Work required: Drop every picture. Then return, exactly, the lines from the beginning of the listing below through the one containing "import plotly.graph_objects as go".
"""
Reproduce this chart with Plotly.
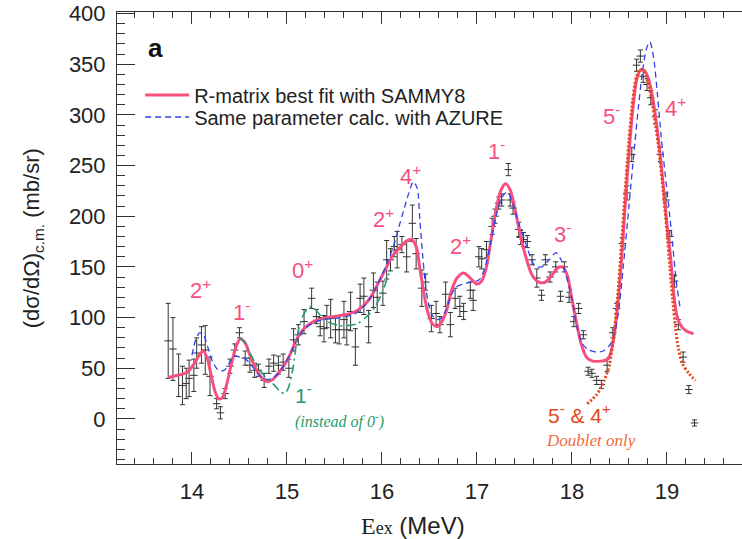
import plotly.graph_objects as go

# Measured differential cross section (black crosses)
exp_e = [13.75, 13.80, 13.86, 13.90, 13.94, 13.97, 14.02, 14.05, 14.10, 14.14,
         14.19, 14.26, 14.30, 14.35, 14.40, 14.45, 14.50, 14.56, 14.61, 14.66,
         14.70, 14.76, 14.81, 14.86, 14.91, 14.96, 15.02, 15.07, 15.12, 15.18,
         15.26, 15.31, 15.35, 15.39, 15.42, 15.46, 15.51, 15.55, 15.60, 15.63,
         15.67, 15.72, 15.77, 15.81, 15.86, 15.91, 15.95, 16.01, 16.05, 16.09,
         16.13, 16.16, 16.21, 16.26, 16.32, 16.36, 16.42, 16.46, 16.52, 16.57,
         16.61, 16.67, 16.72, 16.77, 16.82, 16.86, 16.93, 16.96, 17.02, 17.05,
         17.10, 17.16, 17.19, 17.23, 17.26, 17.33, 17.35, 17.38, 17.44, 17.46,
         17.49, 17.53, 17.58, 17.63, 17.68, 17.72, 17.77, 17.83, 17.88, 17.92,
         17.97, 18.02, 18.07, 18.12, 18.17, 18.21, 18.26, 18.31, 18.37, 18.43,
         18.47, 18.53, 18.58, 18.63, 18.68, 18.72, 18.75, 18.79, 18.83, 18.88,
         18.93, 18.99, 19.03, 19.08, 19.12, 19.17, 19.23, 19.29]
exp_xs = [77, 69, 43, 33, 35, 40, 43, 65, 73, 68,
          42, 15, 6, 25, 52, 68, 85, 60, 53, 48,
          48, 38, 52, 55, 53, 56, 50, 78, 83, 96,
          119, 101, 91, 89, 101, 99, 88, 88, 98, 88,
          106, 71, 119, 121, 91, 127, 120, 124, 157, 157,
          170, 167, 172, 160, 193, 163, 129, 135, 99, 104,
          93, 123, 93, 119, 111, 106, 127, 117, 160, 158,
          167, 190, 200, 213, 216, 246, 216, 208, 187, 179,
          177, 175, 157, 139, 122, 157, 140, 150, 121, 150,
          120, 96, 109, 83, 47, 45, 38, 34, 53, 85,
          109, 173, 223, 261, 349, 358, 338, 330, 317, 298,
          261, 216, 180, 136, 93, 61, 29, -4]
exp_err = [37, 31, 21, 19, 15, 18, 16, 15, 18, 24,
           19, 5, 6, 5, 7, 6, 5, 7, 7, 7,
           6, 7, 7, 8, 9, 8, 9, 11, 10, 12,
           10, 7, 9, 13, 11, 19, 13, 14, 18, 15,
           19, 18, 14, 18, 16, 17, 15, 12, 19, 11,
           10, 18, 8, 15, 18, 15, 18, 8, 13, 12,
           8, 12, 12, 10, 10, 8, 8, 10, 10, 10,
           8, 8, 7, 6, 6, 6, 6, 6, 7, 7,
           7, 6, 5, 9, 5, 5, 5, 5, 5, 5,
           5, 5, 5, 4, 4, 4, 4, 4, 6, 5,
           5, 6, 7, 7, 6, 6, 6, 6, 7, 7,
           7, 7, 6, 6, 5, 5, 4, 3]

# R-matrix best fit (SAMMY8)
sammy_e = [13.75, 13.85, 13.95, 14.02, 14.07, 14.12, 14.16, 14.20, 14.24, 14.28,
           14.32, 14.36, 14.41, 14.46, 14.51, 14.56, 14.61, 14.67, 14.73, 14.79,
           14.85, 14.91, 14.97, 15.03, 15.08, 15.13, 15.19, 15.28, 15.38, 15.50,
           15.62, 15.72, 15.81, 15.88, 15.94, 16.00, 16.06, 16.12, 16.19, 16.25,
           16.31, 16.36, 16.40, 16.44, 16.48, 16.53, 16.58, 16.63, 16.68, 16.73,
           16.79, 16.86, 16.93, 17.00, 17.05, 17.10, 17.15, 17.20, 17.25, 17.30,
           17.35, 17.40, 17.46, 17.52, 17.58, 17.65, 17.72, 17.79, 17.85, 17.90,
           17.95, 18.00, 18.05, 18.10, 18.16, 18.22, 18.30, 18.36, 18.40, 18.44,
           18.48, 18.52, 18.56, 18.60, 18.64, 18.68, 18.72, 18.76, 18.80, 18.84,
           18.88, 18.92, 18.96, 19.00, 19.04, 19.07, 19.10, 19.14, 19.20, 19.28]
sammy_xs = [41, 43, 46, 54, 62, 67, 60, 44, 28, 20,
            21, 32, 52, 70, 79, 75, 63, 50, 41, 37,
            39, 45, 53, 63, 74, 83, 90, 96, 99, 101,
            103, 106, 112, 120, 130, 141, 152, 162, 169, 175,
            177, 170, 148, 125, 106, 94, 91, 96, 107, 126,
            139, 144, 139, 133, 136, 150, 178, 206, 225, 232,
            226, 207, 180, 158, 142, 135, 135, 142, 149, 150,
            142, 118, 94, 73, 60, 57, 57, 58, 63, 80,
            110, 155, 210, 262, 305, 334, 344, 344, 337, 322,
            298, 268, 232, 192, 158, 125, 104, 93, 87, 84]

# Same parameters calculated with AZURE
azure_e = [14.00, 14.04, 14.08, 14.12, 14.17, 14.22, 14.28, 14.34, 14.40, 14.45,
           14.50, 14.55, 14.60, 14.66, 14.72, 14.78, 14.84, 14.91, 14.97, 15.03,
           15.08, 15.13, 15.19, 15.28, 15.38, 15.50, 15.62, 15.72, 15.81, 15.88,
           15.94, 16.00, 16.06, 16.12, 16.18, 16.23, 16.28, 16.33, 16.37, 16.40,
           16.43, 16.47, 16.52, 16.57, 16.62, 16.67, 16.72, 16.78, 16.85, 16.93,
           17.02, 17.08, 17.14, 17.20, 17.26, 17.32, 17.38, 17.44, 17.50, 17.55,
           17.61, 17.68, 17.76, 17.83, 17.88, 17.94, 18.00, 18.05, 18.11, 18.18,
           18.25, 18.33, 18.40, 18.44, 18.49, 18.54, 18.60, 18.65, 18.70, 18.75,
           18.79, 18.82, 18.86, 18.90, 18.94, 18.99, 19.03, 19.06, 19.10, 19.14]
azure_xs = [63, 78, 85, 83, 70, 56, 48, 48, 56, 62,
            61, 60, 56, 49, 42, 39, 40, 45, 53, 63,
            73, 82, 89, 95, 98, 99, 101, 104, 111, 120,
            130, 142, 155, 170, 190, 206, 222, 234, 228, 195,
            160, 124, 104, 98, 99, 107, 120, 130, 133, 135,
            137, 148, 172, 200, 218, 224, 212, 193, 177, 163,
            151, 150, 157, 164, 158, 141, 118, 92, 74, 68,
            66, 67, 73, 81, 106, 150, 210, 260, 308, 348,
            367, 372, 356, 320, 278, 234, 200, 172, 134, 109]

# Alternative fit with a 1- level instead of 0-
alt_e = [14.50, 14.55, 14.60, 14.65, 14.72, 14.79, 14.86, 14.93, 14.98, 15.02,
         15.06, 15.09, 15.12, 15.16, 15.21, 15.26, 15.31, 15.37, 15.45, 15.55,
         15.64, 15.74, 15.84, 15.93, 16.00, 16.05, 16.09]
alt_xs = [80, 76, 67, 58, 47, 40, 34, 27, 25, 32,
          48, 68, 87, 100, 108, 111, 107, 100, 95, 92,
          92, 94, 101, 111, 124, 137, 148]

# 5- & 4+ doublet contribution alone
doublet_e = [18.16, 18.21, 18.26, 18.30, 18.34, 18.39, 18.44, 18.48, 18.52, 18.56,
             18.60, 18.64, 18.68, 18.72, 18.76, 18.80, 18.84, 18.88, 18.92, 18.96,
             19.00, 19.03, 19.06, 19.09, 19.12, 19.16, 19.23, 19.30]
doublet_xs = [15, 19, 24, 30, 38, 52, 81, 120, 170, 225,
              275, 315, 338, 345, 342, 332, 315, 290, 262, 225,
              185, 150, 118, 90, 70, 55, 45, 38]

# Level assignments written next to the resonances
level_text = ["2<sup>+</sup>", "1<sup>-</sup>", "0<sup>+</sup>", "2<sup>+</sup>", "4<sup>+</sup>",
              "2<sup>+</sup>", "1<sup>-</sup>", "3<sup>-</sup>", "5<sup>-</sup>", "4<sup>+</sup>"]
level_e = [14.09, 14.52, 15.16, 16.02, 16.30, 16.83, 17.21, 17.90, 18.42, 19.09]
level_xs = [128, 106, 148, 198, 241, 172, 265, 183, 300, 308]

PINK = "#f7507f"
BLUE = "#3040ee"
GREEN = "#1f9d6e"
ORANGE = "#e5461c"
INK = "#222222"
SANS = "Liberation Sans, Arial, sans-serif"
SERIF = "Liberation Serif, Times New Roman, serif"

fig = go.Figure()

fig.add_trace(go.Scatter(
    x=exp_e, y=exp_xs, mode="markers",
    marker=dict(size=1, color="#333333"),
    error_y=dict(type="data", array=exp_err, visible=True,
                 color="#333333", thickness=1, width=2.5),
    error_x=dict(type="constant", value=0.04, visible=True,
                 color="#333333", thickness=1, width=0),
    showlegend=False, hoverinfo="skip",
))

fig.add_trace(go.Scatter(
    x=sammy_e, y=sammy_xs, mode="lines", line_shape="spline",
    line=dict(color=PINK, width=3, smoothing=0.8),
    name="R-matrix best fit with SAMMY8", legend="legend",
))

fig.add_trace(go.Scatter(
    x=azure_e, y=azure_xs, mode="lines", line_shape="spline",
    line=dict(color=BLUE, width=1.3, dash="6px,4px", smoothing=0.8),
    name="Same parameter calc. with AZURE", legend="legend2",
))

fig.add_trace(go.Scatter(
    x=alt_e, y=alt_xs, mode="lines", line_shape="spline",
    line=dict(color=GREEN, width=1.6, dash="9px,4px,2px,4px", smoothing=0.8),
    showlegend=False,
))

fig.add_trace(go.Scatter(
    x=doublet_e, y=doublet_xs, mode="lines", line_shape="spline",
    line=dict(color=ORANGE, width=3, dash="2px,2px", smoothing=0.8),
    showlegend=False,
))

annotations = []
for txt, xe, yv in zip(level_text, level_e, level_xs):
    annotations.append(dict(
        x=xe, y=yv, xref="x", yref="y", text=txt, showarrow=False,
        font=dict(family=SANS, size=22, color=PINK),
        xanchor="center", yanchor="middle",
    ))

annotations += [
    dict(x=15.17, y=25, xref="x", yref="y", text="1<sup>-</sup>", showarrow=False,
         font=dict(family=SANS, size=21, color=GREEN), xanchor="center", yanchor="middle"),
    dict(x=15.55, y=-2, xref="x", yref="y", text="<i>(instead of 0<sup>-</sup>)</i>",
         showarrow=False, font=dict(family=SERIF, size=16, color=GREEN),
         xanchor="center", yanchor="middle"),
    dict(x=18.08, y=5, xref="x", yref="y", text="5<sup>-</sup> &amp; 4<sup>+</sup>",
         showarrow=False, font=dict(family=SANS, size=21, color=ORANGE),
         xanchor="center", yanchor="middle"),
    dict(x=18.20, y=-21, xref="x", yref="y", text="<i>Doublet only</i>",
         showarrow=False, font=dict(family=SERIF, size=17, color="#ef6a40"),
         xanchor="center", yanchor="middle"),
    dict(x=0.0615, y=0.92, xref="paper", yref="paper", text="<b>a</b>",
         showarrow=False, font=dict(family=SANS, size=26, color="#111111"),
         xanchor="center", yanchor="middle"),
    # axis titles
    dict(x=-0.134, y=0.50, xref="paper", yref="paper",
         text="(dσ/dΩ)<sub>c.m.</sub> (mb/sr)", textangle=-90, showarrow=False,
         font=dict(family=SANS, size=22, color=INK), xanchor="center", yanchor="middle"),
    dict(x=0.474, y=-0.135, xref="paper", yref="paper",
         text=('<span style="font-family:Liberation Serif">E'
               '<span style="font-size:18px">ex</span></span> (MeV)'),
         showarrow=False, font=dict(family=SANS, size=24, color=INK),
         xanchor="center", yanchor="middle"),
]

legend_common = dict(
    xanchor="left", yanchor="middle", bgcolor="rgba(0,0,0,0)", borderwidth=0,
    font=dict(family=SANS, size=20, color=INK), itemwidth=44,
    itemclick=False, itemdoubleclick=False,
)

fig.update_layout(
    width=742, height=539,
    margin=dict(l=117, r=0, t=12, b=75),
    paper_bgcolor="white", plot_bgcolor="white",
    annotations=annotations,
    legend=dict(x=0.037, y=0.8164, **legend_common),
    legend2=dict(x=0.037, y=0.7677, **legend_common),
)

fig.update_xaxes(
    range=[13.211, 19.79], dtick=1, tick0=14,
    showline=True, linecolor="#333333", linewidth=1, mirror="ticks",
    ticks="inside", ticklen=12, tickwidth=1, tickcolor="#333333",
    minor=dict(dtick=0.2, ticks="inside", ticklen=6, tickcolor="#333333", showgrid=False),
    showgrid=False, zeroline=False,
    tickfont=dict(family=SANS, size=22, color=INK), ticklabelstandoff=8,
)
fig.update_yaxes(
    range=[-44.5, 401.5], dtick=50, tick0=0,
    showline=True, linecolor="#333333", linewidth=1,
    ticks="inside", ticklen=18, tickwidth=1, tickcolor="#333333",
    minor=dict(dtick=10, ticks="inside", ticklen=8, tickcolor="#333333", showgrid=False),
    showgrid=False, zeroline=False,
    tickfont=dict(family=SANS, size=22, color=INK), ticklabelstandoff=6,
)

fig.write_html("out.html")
"""
Output for this exercise:
Reproduce this chart with Plotly.
import plotly.graph_objects as go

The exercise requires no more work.